The party who demanded specific performance is still under an "obligation to make a full tender of performance before the expiration of the [extension]." Id.

The appellants contend that since time was not originally of the essence, the extension to October 15, 1976 was just another extension and settlement was to occur within a reasonable time of that date. In support of this contention appellants rely on such cases as Kasten Construction Co. v. Maple Ridge Construction Co., supra and *36 Soehnlein v. Pumphrey, supra, as authority for their assertion that the trial court abused its discretion in denying specific performance. We find that reliance misplaced.

In both Kasten and Soehnlein, specific performance for the sale of land was granted where the vendors, without prior notification that time was of the essence, coupled with a reasonable extension of time after such notice for performance, sought to declare a default. As the court in Soehnlein stated:

[I]f a vendor reserves the right to forfeit the contract in the event of default in payments, but subsequently waives forfeiture for nonpayment at the stipulated time, he cannot suddenly change his mind and insist upon a forfeiture without giving to the vendee a reasonable notice of his intention to that effect. [183 Md. at 383, 37 A.2d at 845.]

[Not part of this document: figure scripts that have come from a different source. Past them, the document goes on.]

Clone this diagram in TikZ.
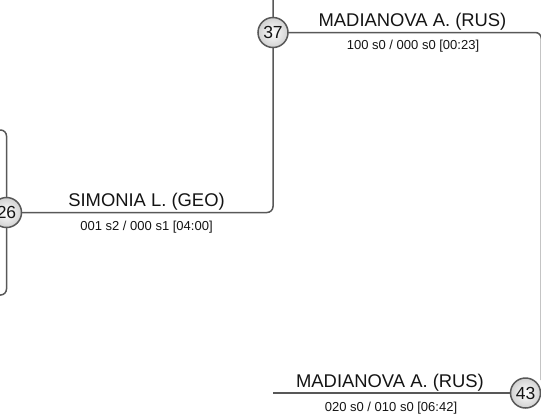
\documentclass[tikz,border=0pt]{standalone}
\usepackage{fontspec}
\setmainfont{Liberation Sans}
\definecolor{linegray}{HTML}{585858}
\definecolor{txt}{HTML}{141414}
\tikzset{
  conn/.style={draw=linegray, line width=1.5pt, rounded corners=6pt},
  seedcirc/.style={circle, draw=linegray, line width=1.5pt, minimum size=30pt, inner sep=0pt,
    inner color=white, outer color=black!18, font=\fontsize{17.5}{17.5}\selectfont, text=txt},
  playername/.style={anchor=base, font=\fontsize{18.4}{18.4}\selectfont, text=txt, inner sep=0pt},
  matchscore/.style={anchor=base, font=\fontsize{13}{13}\selectfont, text=txt, inner sep=0pt}
}
\begin{document}
\begin{tikzpicture}[x=1pt, y=-1pt]
\useasboundingbox (0,0) rectangle (541,416);
% centres and free ends
\coordinate (p26) at (6.5,212.5);
\coordinate (p37) at (273,32.5);
\coordinate (p43) at (525.5,393);
\coordinate (lt) at (-2,130);
\coordinate (lb) at (-2,295);
\coordinate (top) at (273,-2);
\coordinate (rb) at (541.3,380);
\coordinate (bl) at (273,393);
% connectors
\draw[conn] (lt) -| (p26) |- (lb);
\draw[conn] (p26) -| (top);
\draw[conn] (p37) -| (rb);
\draw[conn] (bl) -- (p43);
% seeds
\node[seedcirc] (c26) at (p26) {26};
\node[seedcirc] (c37) at (p37) {37};
\node[seedcirc] (c43) at (p43) {43};
% labels
\node[playername] (n1) at (146.5,206) {SIMONIA L. (GEO)};
\node[matchscore] (s1) at (146.5,230) {001 s2 / 000 s1 [04:00]};
\node[playername] (n2) at (412.5,26) {MADIANOVA A. (RUS)};
\node[matchscore] (s2) at (413,49.3) {100 s0 / 000 s0 [00:23]};
\node[playername] (n3) at (390,387) {MADIANOVA A. (RUS)};
\node[matchscore] (s3) at (391,411) {020 s0 / 010 s0 [06:42]};
\end{tikzpicture}
\end{document}
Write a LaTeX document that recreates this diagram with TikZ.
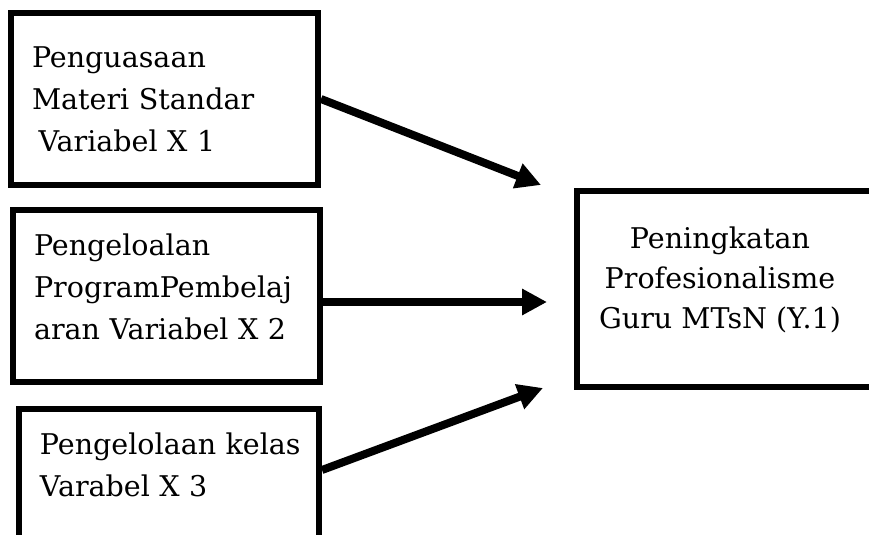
\documentclass[tikz,border=0pt]{standalone}
\usepackage{fontspec}
\setmainfont{DejaVu Serif}
\usepackage{tikz}
\usetikzlibrary{arrows.meta, positioning}

\tikzset{
	varbox/.style={draw, line width=4.5pt, anchor=north west, inner xsep=15.75pt, align=left, text width=198.75pt, font=\fontsize{21.4}{31.5}\selectfont},
	arr/.style={line width=6pt, -{Triangle[length=18.75pt, width=18.75pt]}}
}

\begin{document}
\begin{tikzpicture}[x=0.75pt, y=-0.75pt]
		\useasboundingbox (0,0) rectangle (869,535);
		\draw (8,10) node[varbox, minimum width=230.25pt, minimum height=129pt] (b1) {Penguasaan\\ Materi Standar\\ \hspace*{5pt}Variabel X 1}
		(10,207) node[varbox, minimum width=230.25pt, minimum height=129pt, text depth=76.5pt] (b2) {Pengeloalan\\ ProgramPembelaj\\ aran Variabel X 2}
		(16,406) node[varbox, minimum width=225pt, text width=193.5pt, inner ysep=18pt, text depth=150pt] (b3) {\mbox{Pengelolaan kelas}\\ Varabel X 3}
		(574,188) node[draw, line width=4.5pt, anchor=north west, minimum width=240pt, minimum height=147pt,
			label={[align=center, xshift=-12.75pt, yshift=6.75pt, font=\fontsize{21.4}{30}\selectfont]center:Peningkatan\\ Profesionalisme\\ Guru MTsN (Y.1)}] (y1) {};
		
		\coordinate (t1) at (541,185);
		\coordinate (t2) at (547,302);
		\coordinate (t3) at (543,388);
		\draw[arr] (b1.east) -- (t1);
		\draw[arr] ([yshift=-4.5pt]b2.east) -- (t2);
		\draw[arr] ([yshift=-48pt]b3.north east) -- (t3);
	\end{tikzpicture}
\end{document}
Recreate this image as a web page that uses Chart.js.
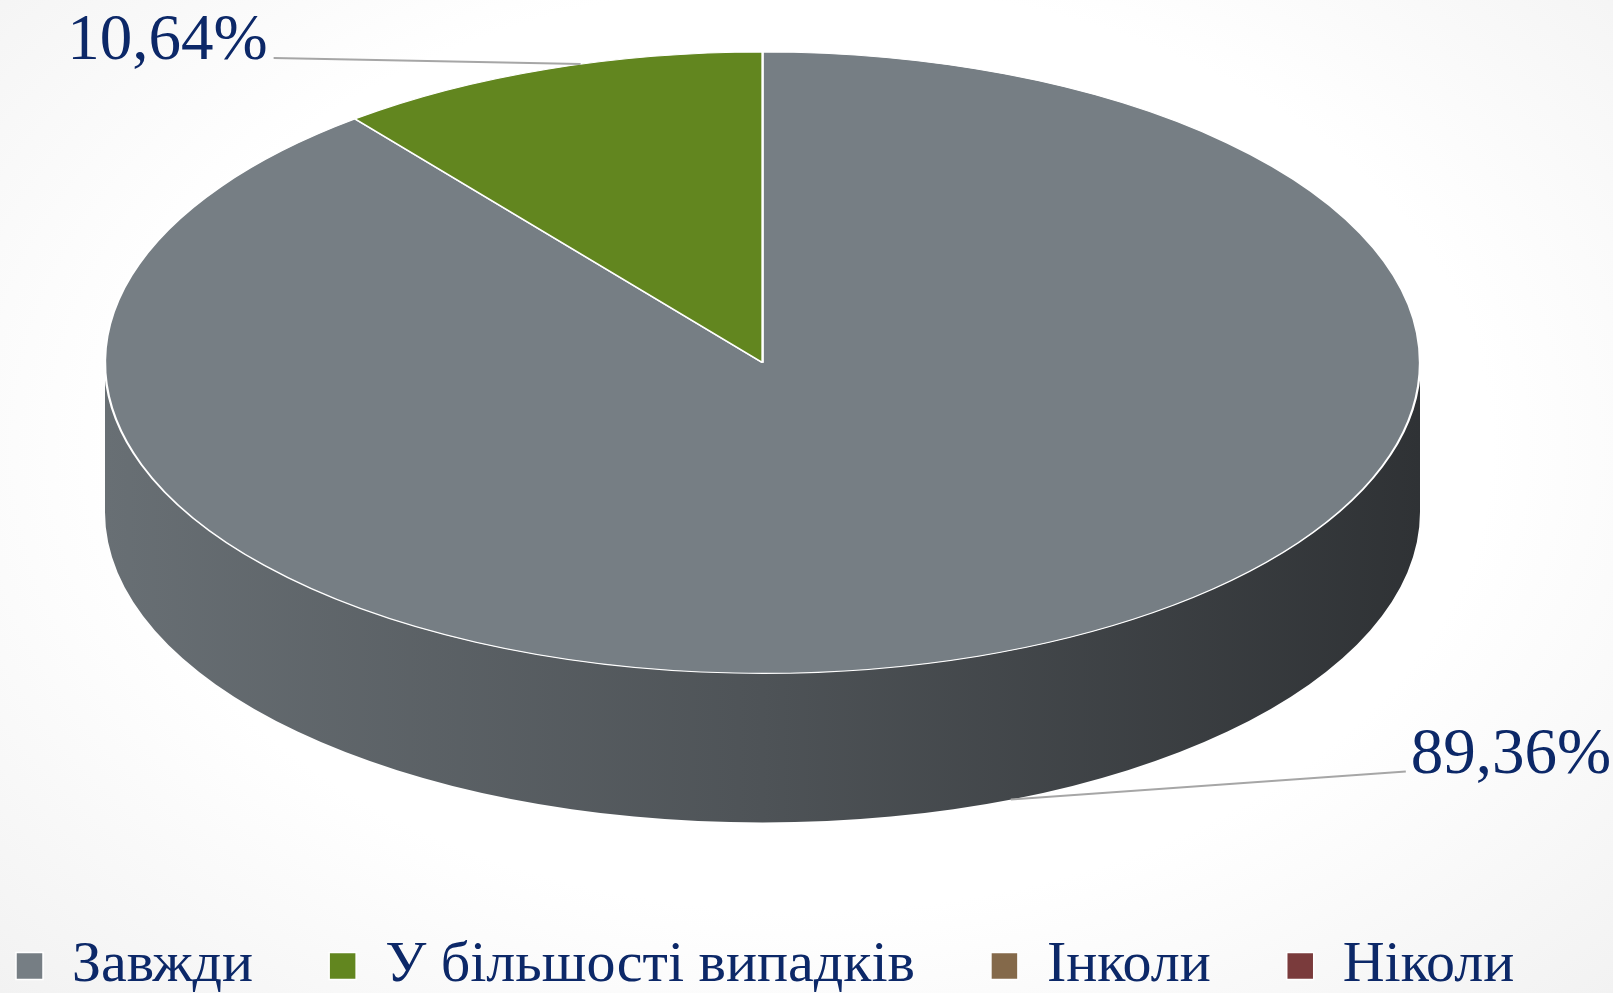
<!DOCTYPE html>
<html>
<head>
<meta charset="utf-8">
<script src="https://cdn.jsdelivr.net/npm/chart.js@4"></script>
<style>
html, body { margin: 0; padding: 0; width: 1613px; height: 993px; overflow: hidden;
  background: radial-gradient(ellipse at 50% 45%, #ffffff 60%, #f2f2f2 100%); }
#wrap { position: relative; width: 1613px; height: 993px; }
</style>
</head>
<body>
<div id="wrap"><canvas id="answers"></canvas></div>
<script>
var answerLabels = ["Завжди", "У більшості випадків", "Інколи", "Ніколи"];
var answerShares = [89.36, 10.64, 0, 0];
var answerColors = ["#767e84", "#62861f", "#84694a", "#7a3b3c"];

var serif = "'Liberation Serif', 'Times New Roman', serif";
var navy = "#0c2868";

function shade(hex, f) {
  var n = parseInt(hex.slice(1), 16);
  var r = Math.round(((n >> 16) & 255) * f);
  var g = Math.round(((n >> 8) & 255) * f);
  var b = Math.round((n & 255) * f);
  return "rgb(" + r + "," + g + "," + b + ")";
}

function ellipseOf(opts) {
  var rx = (opts.right - opts.left) / 2;
  var ry = rx * opts.tilt;
  return { cx: opts.left + rx, cy: opts.top + ry, rx: rx, ry: ry, depth: rx * opts.depth };
}

// squashes the flat pie into a tilted disc and draws the front wall
var pie3d = {
  id: "pie3d",
  beforeDatasetsDraw: function(chart, args, opts) {
    var ctx = chart.ctx;
    var e = ellipseOf(opts);
    var arcs = chart.getDatasetMeta(0).data;

    arcs.forEach(function(arc, i) {
      if (!answerShares[i]) return;
      for (var k = -1; k <= 1; k++) {
        var a = Math.max(arc.startAngle, 2 * Math.PI * k);
        var b = Math.min(arc.endAngle, 2 * Math.PI * k + Math.PI);
        if (b <= a) continue;
        var grad = ctx.createLinearGradient(e.cx - e.rx, 0, e.cx + e.rx, 0);
        grad.addColorStop(0, shade(answerColors[i], 0.88));
        grad.addColorStop(0.5, shade(answerColors[i], 0.66));
        grad.addColorStop(1, shade(answerColors[i], 0.40));
        ctx.beginPath();
        ctx.ellipse(e.cx, e.cy, e.rx, e.ry, 0, a, b);
        ctx.ellipse(e.cx, e.cy + e.depth, e.rx, e.ry, 0, b, a, true);
        ctx.closePath();
        ctx.fillStyle = grad;
        ctx.fill();
      }
    });

    var first = arcs[0];
    ctx.save();
    ctx.translate(e.cx, e.cy);
    ctx.scale(e.rx / first.outerRadius, e.ry / first.outerRadius);
    ctx.translate(-first.x, -first.y);
  },
  afterDatasetsDraw: function(chart, args, opts) {
    var ctx = chart.ctx;
    ctx.restore();
    var e = ellipseOf(opts);
    var arcs = chart.getDatasetMeta(0).data;
    ctx.save();
    arcs.forEach(function(arc, i) {
      if (!answerShares[i]) return;
      var mid = (arc.startAngle + arc.endAngle) / 2 + opts.anchorShift[i];
      var s = Math.sin(mid);
      var ax = e.cx + e.rx * Math.cos(mid);
      var ay = e.cy + e.ry * s + (s > 0 ? e.depth : 0);
      var off = opts.leaders[i];
      var ex = ax + off[0], ey = ay + off[1];
      ctx.beginPath();
      ctx.moveTo(ax, ay);
      ctx.lineTo(ex, ey);
      ctx.strokeStyle = "#a6a6a6";
      ctx.lineWidth = 2;
      ctx.stroke();
      ctx.font = "65px " + serif;
      ctx.fillStyle = navy;
      ctx.textBaseline = "alphabetic";
      ctx.textAlign = off[0] < 0 ? "right" : "left";
      var txt = answerShares[i].toFixed(2).replace(".", ",") + "%";
      ctx.fillText(txt, ex + (off[0] < 0 ? -6 : 5), ey + 1);
    });
    ctx.restore();
  }
};

new Chart("answers", {
  type: "pie",
  data: {
    labels: answerLabels,
    datasets: [{
      data: answerShares,
      backgroundColor: answerColors,
      borderColor: "#ffffff",
      borderWidth: 1.5,
      clip: false
    }]
  },
  options: {
    responsive: true,
    maintainAspectRatio: false,
    animation: false,
    events: [],
    layout: { padding: { left: -60, right: -250, top: 0, bottom: -12 } },
    plugins: {
      tooltip: { enabled: false },
      legend: {
        position: "bottom",
        align: "start",
        labels: {
          boxWidth: 27,
          boxHeight: 27,
          padding: 76,
          color: navy,
          font: { family: serif, size: 58 }
        }
      },
      pie3d: {
        left: 105, right: 1420, top: 52,
        tilt: 0.4725, depth: 0.227,
        anchorShift: [-0.053, 0.054],
        leaders: [[395, -28], [-307, -6]]
      }
    }
  },
  plugins: [pie3d]
});
</script>
</body>
</html>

Where time was not originally of the essence, to make it so, Amoco had to give reasonable notice to that effect coupled with a reasonable time thereafter in which to perform. Holdridge v. Roberts, supra; Soehnlein v. Pumphrey, supra; Paradiso v. Mazejy, supra; Orange Society of New Jerusalem v. Konski, supra; Reade v. McKenna, supra. Accordingly, before declaring a default, Amoco had to demand performance by a "clear, distinct and unequivocal notice fixing a reasonable time within which [to close]." Ballen v. Potter, 251 N.Y. 224, 229, 167 N.E. 424, 425 (1929). Amoco gave such clear and explicit notification to appellants. The letter of October 1 could leave no doubt that time was being made of the essence and that Amoco would allow no further extensions after October 15. Thus, the sole question remaining is whether under the circumstances the time from October 1 to October 15 was reasonable. The contract originally set a period of less than 30 days for performance. An extension of four months was granted until October 1. On that date, time was declared of the essence and a 15-day period was set for performance. During the time from May to October 15, the sole contingency which the appellants had to meet was that of obtaining financing. Under all the circumstances, we cannot say that the final 15-day limit was unreasonable. Since appellants were not prepared to perform on October 15, the trial court properly denied specific performance.

Affirmed.

NOTES

[1] On June 22, 1976, the A.B.C. Board denied the appellants' application for a liquor license. On appeal, this court set aside the denial and remanded for further proceedings. Jameson's Liquors, Inc. v. District of Columbia Alcoholic Beverage Control Board, D.C.App., 384 A.2d 412 (1978).

[2] Under the contract, this $10,000 could have been retained by Amoco upon default.

[3] Usually the remedy of specific performance is available for contracts in which there exists: (1) a valid binding contract; (2) definite and certain terms; (3) mutuality of obligation and remedy; (4) freedom from fraud and overreaching; and (5) lack of remedy at law. Shreeve v. Greer, 65 Ariz. 35, 173 P.2d 641 (1946).